Before the tariffs took effect, Suvie had manufactured its robots in Suzhou, China, and experienced significant growth. Then everything changed.

"It (tariff) is anti-innovation. We're not introducing any big new model this year at CES," Liss said during a panel at the trade show.

When tariffs were announced in April of last year, the company's entire R&D operation ground to a halt. "We stopped innovating, we stopped our new product development … because all of those engineers had to move to Tijuana and to Hanoi and focus on building factories," Liss explained. "It's totally wasteful, millions and millions of dollars."

The electronics industry depends on a complex network of specialized suppliers that simply doesn't exist in the United States, Liss said.

The company faces a dilemma: assembling Chinese components in the United States is economically unfeasible because of high tariff rates. Relocating assembly to other countries provides no easy solution either, as those nations lack the necessary supply chains.

Suvie responded to US tariffs by establishing factories in Vietnam and Mexico, but the measures have also increased manufacturing costs there.
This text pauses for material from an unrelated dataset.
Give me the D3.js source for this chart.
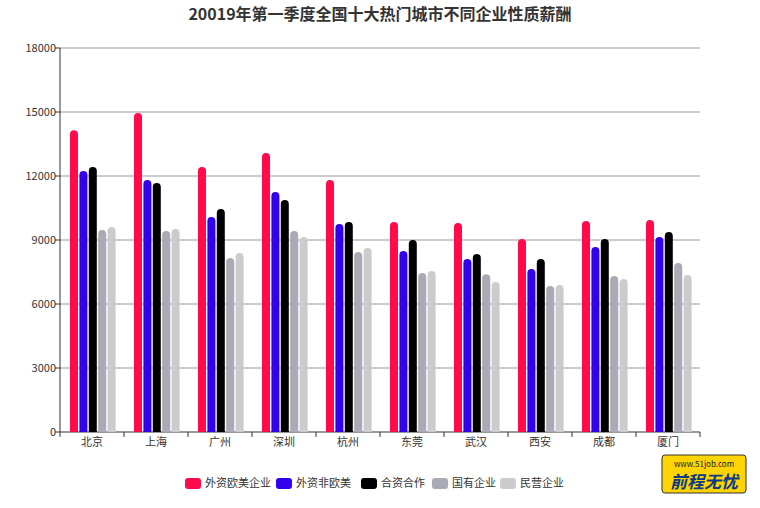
<!DOCTYPE html><html><head><meta charset="utf-8"><script src="https://cdn.jsdelivr.net/npm/d3@7"></script>
<style>body{margin:0;background:#fff;font-family:"Noto Sans CJK SC","Noto Sans",sans-serif}</style></head><body><svg id="c" width="760" height="508"></svg>
<script>
const categories=["北京","上海","广州","深圳","杭州","东莞","武汉","西安","成都","厦门"];
const seriesNames=["外资欧美企业","外资非欧美","合资合作","国有企业","民营企业"];
const colors=["#ff0a4b","#3300ee","#000000","#a8abb3","#cccccc"];
const s1=[14150,14950,12420,13080,11810,9845,9800,9050,9890,9940];
const s2=[12235,11810,10080,11250,9750,8485,8110,7640,8670,9140];
const s3=[12420,11670,10450,10875,9845,9000,8345,8110,9050,9375];
const s4=[9470,9420,8160,9420,8440,7455,7400,6845,7310,7920];
const s5=[9610,9515,8390,9140,8625,7550,7030,6890,7170,7360];
const series=[s1,s2,s3,s4,s5];
const yTicks=[0,3000,6000,9000,12000,15000,18000];
const svg=d3.select("#c");
const x=d3.scaleBand().domain(categories).range([60,700]);
const y=d3.scaleLinear().domain([0,18000]).range([432,48]);
svg.append("text").attr("x",380).attr("y",20).attr("text-anchor","middle").attr("font-size",16).attr("font-weight","bold").attr("fill","#333").text("20019年第一季度全国十大热门城市不同企业性质薪酬");
const g=svg.append("g");
yTicks.forEach(t=>{g.append("line").attr("x1",60).attr("x2",700).attr("y1",y(t)).attr("y2",y(t)).attr("stroke",t?"#999":"#333");
g.append("text").attr("x",56).attr("y",y(t)+4).attr("text-anchor","end").attr("font-size",11).attr("fill","#333").text(t);
g.append("line").attr("x1",55).attr("x2",60).attr("y1",y(t)).attr("y2",y(t)).attr("stroke","#333");});
g.append("line").attr("x1",60).attr("x2",60).attr("y1",48).attr("y2",432).attr("stroke","#333");
categories.forEach((c,i)=>{const cx=x(c)+x.bandwidth()/2;
g.append("line").attr("x1",x(c)).attr("x2",x(c)).attr("y1",432).attr("y2",437).attr("stroke","#333");
g.append("text").attr("x",cx).attr("y",446).attr("text-anchor","middle").attr("font-size",11).attr("fill","#333").text(c);
series.forEach((s,j)=>{const bx=x(c)+10+j*9.4,w=8,top=y(s[i]);
g.append("path").attr("d",`M${bx},432V${top+w/2}A${w/2},${w/2} 0 0 1 ${bx+w},${top+w/2}V432Z`).attr("fill",colors[j]);});});
g.append("line").attr("x1",700).attr("x2",700).attr("y1",432).attr("y2",437).attr("stroke","#333");
const lx=[185,276,361,432,500];
seriesNames.forEach((n,j)=>{svg.append("rect").attr("x",lx[j]).attr("y",478).attr("width",16).attr("height",11).attr("rx",3).attr("fill",colors[j]);
svg.append("text").attr("x",lx[j]+20).attr("y",487).attr("font-size",11).attr("fill","#333").text(n);});
const lg=svg.append("g").attr("transform","translate(662,455)");
lg.append("rect").attr("width",84).attr("height",38).attr("fill","#ffd400").attr("stroke","#333").attr("rx",3);
lg.append("text").attr("x",42).attr("y",12).attr("text-anchor","middle").attr("font-size",8).attr("fill","#123").text("www.51job.com");
lg.append("text").attr("x",42).attr("y",33).attr("text-anchor","middle").attr("font-size",17).attr("font-weight","bold").attr("font-style","italic").attr("fill","#0b3a8a").text("前程无忧");
</script></body></html>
While acknowledging that reshoring parts of the US supply chain is "a great objective", Liss said that key inputs remain difficult or impossible to source domestically. The United States has limited capacity to produce components such as oven shelves and cabinets.

Manufacturing clusters

She pointed to China's manufacturing clusters as a key competitive advantage. Cities like Suzhou support vast networks of component makers employing hundreds of thousands of workers, creating an integrated ecosystem that cannot be replicated quickly in the United States. As a result, the company must continue sourcing many parts from global partners, particularly components made exclusively in China.

Anthony expected the disruption to persist for years as companies work to bring new product models online. In the meantime, businesses are earning less, paying more to produce goods and missing the sales increases that often accompany new product launches.

He emphasized the importance of congressional engagement and the potential impact of pending Supreme Court decisions on tariff authority.

"Everyone is hoping that someone else solves the problem," Anthony said.

"If you're a Republican member of Congress, do you want to draw the ire of the president if the Supreme Court is going to strike it down? So I think a big question on congressional engagement is going to depend on the Supreme Court's decision."